== MATERIAL PROVIDED

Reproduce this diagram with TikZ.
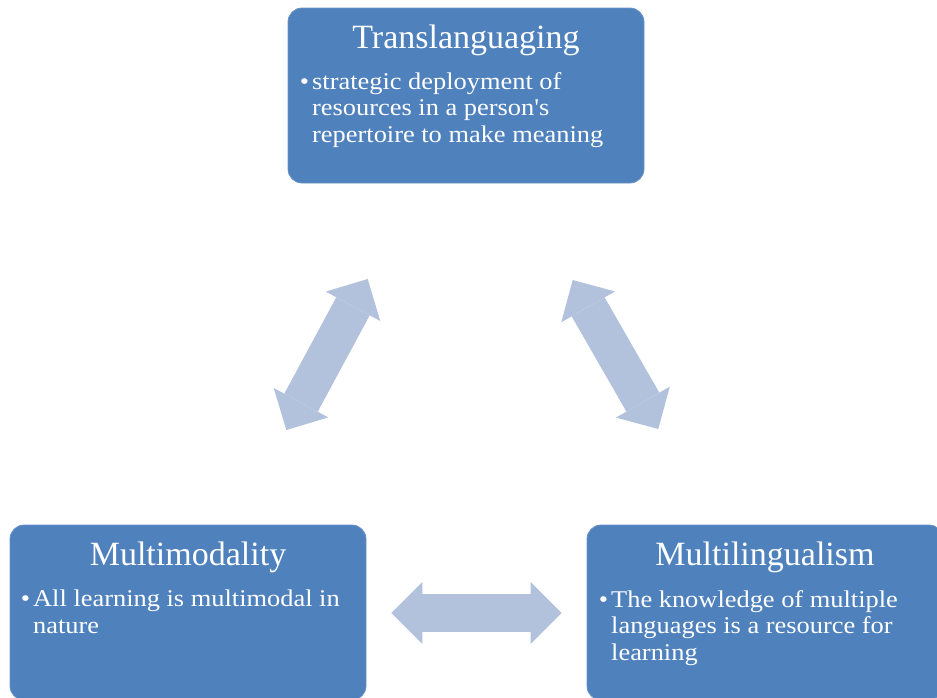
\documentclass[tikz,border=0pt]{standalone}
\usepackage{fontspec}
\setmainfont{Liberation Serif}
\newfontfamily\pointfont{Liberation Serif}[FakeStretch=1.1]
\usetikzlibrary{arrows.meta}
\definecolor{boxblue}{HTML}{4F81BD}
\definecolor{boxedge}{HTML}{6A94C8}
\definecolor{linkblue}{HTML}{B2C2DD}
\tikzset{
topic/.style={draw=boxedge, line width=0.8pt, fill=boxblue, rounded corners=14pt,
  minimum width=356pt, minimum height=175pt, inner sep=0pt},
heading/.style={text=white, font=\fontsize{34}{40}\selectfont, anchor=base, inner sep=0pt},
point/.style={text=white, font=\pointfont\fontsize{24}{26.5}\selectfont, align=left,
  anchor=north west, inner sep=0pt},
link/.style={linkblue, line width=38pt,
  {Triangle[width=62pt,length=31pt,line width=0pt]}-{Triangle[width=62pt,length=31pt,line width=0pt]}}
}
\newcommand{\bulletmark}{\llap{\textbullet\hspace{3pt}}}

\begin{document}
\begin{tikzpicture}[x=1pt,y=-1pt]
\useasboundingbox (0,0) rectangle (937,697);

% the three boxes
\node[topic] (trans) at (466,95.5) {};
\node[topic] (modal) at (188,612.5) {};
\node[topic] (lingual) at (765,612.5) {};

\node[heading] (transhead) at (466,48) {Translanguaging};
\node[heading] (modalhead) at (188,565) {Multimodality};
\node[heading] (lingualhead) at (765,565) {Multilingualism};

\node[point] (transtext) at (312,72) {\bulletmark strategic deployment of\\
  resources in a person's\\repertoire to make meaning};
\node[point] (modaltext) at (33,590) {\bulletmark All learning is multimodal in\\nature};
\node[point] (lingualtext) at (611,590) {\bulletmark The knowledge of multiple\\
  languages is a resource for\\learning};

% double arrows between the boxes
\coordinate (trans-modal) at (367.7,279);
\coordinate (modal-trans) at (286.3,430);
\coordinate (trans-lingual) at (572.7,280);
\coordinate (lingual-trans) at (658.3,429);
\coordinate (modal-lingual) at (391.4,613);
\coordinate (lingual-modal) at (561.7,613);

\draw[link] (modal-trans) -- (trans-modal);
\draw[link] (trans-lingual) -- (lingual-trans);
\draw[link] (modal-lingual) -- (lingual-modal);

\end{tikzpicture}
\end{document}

====
== MATERIAL PROVIDED

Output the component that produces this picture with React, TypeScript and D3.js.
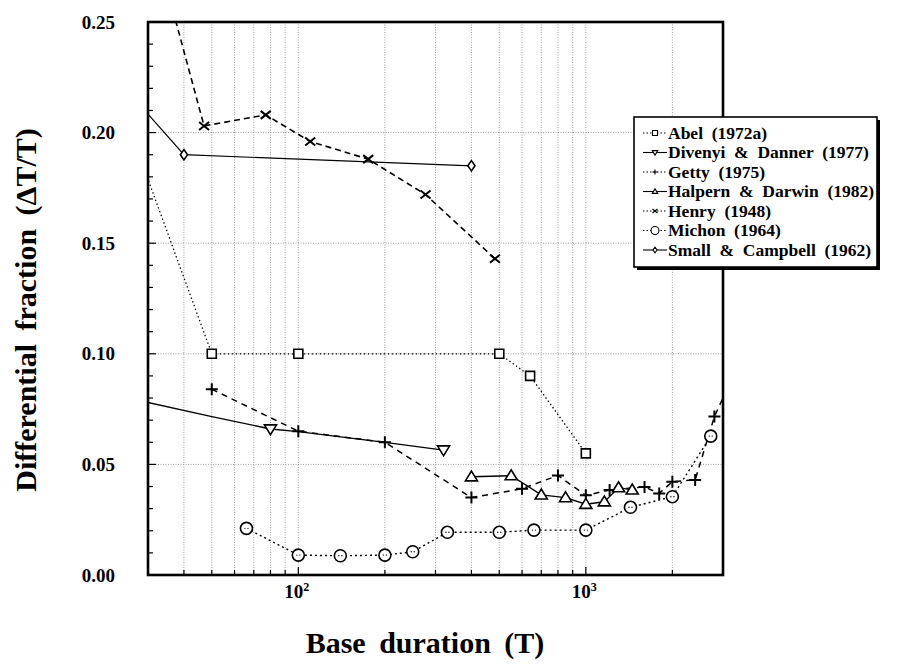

====

### WRITTEN TASK
Include both the line containing "Reproduce this diagram with TikZ." and the line containing "(0,0) rectangle (937,697);" when you write out everything between them, exactly. Leave the pictures out.

### WRITTEN ANSWER
Reproduce this diagram with TikZ.
\documentclass[tikz,border=0pt]{standalone}
\usepackage{fontspec}
\setmainfont{Liberation Serif}
\newfontfamily\pointfont{Liberation Serif}[FakeStretch=1.1]
\usetikzlibrary{arrows.meta}
\definecolor{boxblue}{HTML}{4F81BD}
\definecolor{boxedge}{HTML}{6A94C8}
\definecolor{linkblue}{HTML}{B2C2DD}
\tikzset{
topic/.style={draw=boxedge, line width=0.8pt, fill=boxblue, rounded corners=14pt,
  minimum width=356pt, minimum height=175pt, inner sep=0pt},
heading/.style={text=white, font=\fontsize{34}{40}\selectfont, anchor=base, inner sep=0pt},
point/.style={text=white, font=\pointfont\fontsize{24}{26.5}\selectfont, align=left,
  anchor=north west, inner sep=0pt},
link/.style={linkblue, line width=38pt,
  {Triangle[width=62pt,length=31pt,line width=0pt]}-{Triangle[width=62pt,length=31pt,line width=0pt]}}
}
\newcommand{\bulletmark}{\llap{\textbullet\hspace{3pt}}}

\begin{document}
\begin{tikzpicture}[x=1pt,y=-1pt]
\useasboundingbox (0,0) rectangle (937,697);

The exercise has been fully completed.